The general solution of the heat equation is $$X(x) = a \sin \omega x + b \cos \omega x$$
For the boundary conditions of $$X(0) = 0\\ X(L) = 0$$ we will have $b=0$ and $a \sin \omega L$. Therefore the solution is $$u_n(x,t)=e^{-n^2\pi^2kt/L^2} \sin(n\pi x/L)$$
Although it is unnecessary, but it is not incorrect to interpret the above boundary condisions as $$X'(0) = 0\\ X'(L) = 0$$ By applying new boundary conditions in $$X'(L) = \omega (-a \cos \omega L + b \sin \omega L)$$ we will have $$X(x) = a \cos(n \pi x/L)$$ and then the general solution leads to $$u_n(x,t)=e^{-n^2\pi^2kt/L^2} \cos(n\pi x/L)$$
What is the reason for this difference?
The reason that I am asking this question is that the first approach is the solution for the Dirichlet boundaries and the second for the Neumann boundaries. If we have a mix of Dirichlet-Neumann boundaries, which approach should be used?
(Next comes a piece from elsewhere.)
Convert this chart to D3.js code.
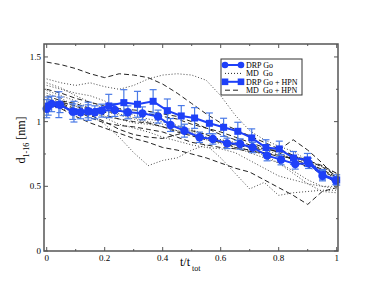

Shouldn't we get the same result by both approaches?
Citation :
No, it is incorrect.
$\begin{cases}X(0)=0\\X(L)=0\end{cases}\quad$ are different boundary conditions from $\quad\begin{cases}X'(0)=0\\X'(L)=0\end{cases}\quad$
With different boundary conditions, it is not surprising to obtain different solutions.